* [Exercise]: Every line below that contains "this" is to be copied.

── Records to process ──

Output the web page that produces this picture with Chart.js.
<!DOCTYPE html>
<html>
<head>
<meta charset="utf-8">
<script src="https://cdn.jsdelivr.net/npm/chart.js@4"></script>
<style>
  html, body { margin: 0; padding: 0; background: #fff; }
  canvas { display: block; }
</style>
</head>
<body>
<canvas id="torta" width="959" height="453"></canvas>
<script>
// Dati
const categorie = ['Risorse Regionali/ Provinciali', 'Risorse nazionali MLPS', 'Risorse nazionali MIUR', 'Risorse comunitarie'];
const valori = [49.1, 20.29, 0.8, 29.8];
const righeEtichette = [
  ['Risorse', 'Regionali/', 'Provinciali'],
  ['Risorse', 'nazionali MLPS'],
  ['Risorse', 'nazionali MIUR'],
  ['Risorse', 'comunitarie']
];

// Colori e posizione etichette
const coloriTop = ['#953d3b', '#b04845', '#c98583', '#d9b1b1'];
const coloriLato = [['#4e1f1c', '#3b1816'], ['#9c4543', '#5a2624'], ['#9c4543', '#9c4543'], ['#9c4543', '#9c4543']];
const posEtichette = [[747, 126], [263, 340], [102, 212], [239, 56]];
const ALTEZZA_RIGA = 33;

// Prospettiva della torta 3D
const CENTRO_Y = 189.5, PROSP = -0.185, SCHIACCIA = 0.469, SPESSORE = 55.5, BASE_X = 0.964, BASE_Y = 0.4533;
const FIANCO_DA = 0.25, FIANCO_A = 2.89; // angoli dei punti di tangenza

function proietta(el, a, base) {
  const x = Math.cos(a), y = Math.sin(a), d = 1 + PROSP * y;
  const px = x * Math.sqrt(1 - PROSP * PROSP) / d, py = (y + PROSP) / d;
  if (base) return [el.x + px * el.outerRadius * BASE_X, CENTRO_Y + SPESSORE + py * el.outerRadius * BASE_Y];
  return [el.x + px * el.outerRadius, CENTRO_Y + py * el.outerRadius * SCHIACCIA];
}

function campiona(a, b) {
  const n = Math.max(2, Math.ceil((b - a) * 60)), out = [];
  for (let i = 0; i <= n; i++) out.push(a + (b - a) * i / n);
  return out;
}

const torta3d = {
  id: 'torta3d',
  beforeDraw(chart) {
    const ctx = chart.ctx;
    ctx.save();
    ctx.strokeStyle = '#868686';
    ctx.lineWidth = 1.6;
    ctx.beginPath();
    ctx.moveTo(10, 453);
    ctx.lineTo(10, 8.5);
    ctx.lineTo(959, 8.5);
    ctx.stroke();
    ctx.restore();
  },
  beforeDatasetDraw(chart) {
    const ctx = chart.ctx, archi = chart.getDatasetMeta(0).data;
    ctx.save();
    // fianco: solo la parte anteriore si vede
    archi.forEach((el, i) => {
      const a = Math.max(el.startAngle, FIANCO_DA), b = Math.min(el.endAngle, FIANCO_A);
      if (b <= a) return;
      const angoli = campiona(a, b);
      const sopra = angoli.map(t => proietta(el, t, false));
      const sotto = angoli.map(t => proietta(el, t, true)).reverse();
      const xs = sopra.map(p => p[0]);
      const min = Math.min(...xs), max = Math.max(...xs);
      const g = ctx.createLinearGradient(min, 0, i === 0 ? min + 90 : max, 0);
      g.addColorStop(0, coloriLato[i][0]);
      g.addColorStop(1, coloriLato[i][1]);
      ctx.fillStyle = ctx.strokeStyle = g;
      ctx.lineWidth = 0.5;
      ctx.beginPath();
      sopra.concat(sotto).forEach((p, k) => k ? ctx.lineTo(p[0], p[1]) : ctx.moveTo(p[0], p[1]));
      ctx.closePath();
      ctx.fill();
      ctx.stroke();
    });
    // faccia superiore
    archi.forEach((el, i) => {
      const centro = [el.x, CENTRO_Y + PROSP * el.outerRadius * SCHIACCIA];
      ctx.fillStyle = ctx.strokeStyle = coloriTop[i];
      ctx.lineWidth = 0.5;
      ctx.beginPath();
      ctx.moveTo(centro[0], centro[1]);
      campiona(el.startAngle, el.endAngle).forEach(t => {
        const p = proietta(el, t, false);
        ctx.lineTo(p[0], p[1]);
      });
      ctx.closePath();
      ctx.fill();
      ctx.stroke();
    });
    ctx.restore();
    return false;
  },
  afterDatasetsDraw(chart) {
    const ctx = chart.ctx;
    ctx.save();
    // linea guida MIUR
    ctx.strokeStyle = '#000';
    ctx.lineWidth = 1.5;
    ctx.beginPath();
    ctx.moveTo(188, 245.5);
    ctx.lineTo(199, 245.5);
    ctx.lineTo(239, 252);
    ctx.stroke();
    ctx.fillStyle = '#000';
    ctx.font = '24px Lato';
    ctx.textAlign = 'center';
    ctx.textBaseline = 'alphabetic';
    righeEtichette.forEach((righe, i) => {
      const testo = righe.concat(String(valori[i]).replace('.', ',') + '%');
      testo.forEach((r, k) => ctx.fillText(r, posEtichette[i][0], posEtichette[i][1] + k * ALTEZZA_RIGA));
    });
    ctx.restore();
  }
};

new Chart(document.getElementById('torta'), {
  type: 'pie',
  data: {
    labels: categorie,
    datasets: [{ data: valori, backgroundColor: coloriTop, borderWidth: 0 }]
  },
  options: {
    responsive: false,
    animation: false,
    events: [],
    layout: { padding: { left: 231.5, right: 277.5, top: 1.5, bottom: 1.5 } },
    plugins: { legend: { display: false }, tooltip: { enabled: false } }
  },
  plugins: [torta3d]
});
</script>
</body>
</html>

───
── Records to process ──

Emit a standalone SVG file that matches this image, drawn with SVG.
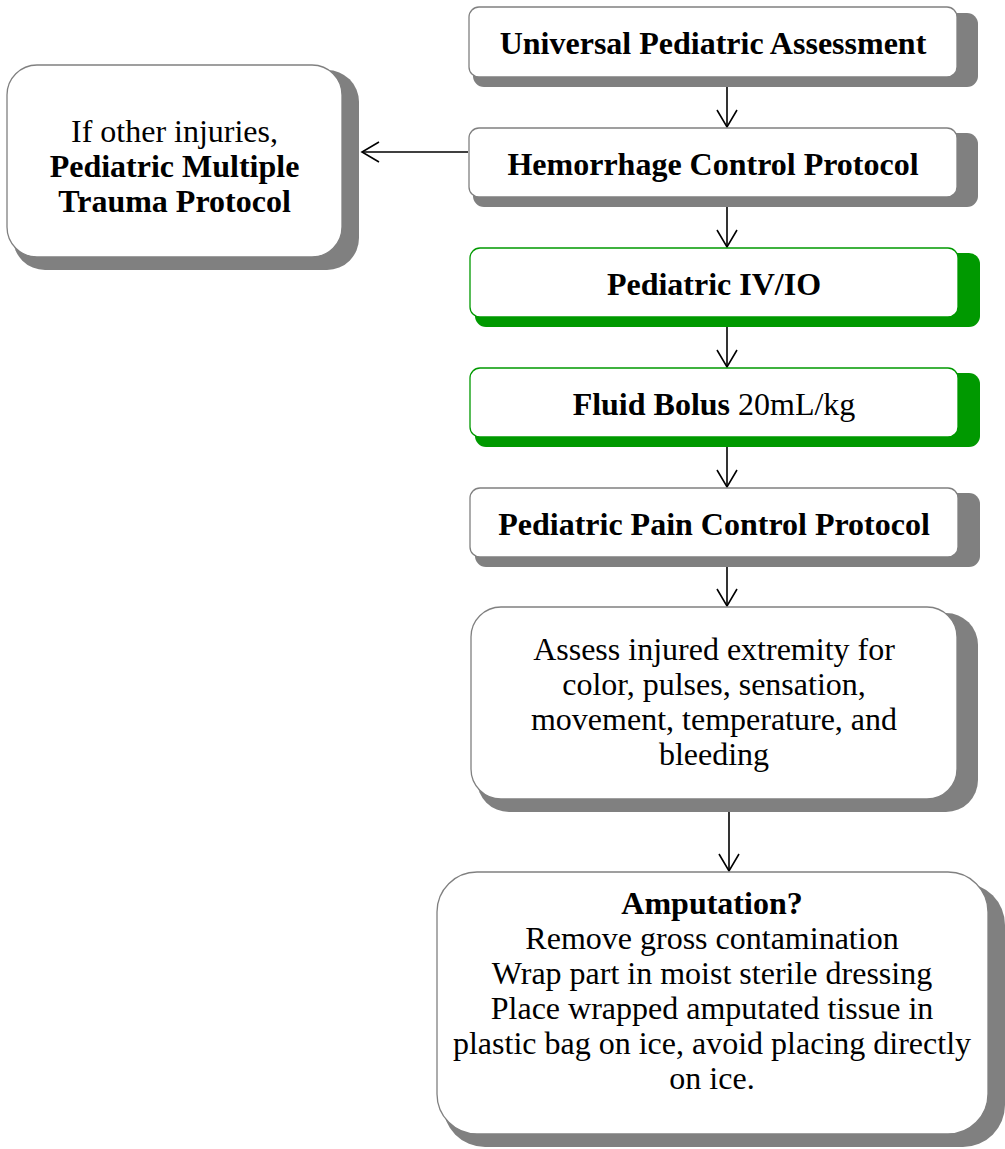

───

* [Answer below]:
Output the web page that produces this picture with Chart.js.
Emit a standalone SVG file that matches this image, drawn with SVG.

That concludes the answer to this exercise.